What the Philippine Taipans Could Do: The Florentine Renaissance Model
POSTED: Saturday, January 15th, 2011
5 August 2010
It’s amazing how the Florence Renaissance was driven by trade. The trade was driven by guilds. The guilds were driven by competition. The competition was driven by patronizing public buildings. The restoration of public buildings was driven by creative individuals who decorated them. The creative individuals started a blossoming of innovation. And the whole city opened up to a whole new way of thinking.
The primary guilds were the lawyers and judges, wool merchants, silk merchants, bankers, doctors & apothecaries, leather makers, tint makers including artists. Soon lesser guilds were recognised: tanners, butchers, tailors, weavers, chandlers (candlestick makers). These were very important occupations. They were a sort of lobby for monies, grants, tax exemptions and other benefices. In return, these organizations poured their gold money into beauty and culture.
The guilds formed tightly as organizations and collected fees. Each selected a specific church, a public square, a state building, a bridge, an old palace, an antique forum, a unique edifice designed by a celebrated architect, etc. They went overboard to commmission artists, sculptore, woodcarvers, architects, carpenters, tapestry weavers, masons and the like.
One can see the effect of the competition. Statues, fountains, grottoes, pedestals, roof pediments, entry doors, any space…all are given a decorative touch.
Imagine how the drab Philippine Post Office building designed by Juan Arellano, overlooking Pasig River would look like if it was adopted by, let’s say, the Divisoria Organization of silk importers and retailers? How about the Barosaoin Church being patronized and restored by the Piña embroidery Organization of Bulacan? Each national organization of professionals and alumni groups could decorate a university. A local Brunelleschi could go bananas with his domes and baptistry doors of San Agustin Church in Intramuros commissioned by the candlemakers organization of Santa Cruz. The merchants under the tulay, (Under the Tulles) could clean up and decorate the facade and side doors of the historic Quiapo church. Over at the corner of San Sebastian church, an old Spanish-Filipino residence is slowly deteriorating before our very eyes. It needs a patron to get it restored.
The ultra rich in the Philippines stash their money in unnumbered Swiss accounts. The ultra rich in the Florence of old stashed their money where their paintings, buildings and statues could be admired.

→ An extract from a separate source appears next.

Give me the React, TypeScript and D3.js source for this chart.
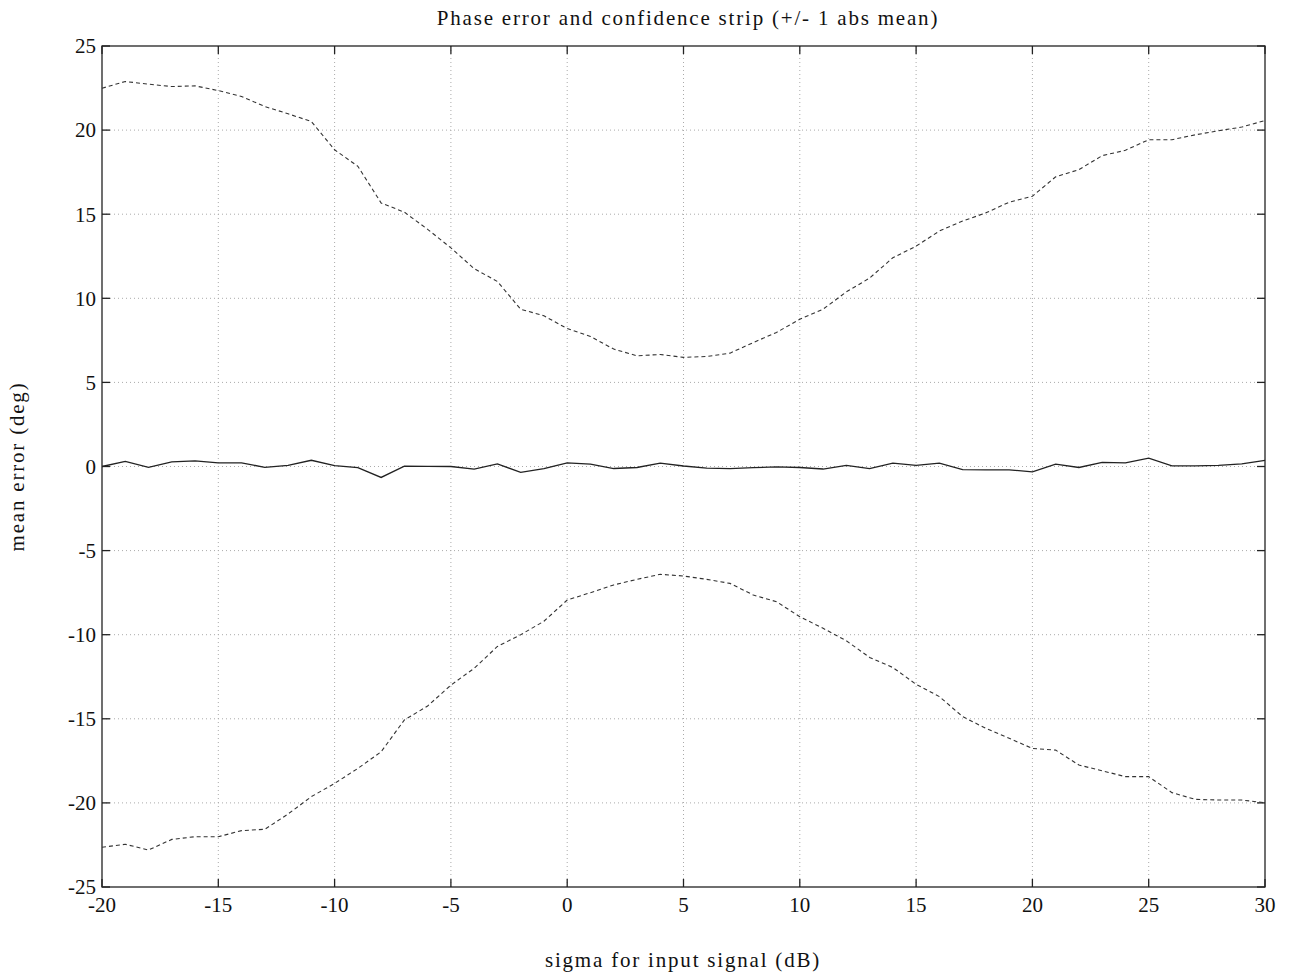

Old historical churches abound in the Philippines, many in disrepair and neglect. Gemma Cruz Araneta gave me a copy of her book on churches “Stones of Faith.” The churches in the Philippines are ready for a renaissance moment.
This is a plea to the organizations of merchants, professionals, the unions, labor, corporate institutions. What if you followed the Florentine model of pouring your money back to restore and decorate our old cultural patrimony?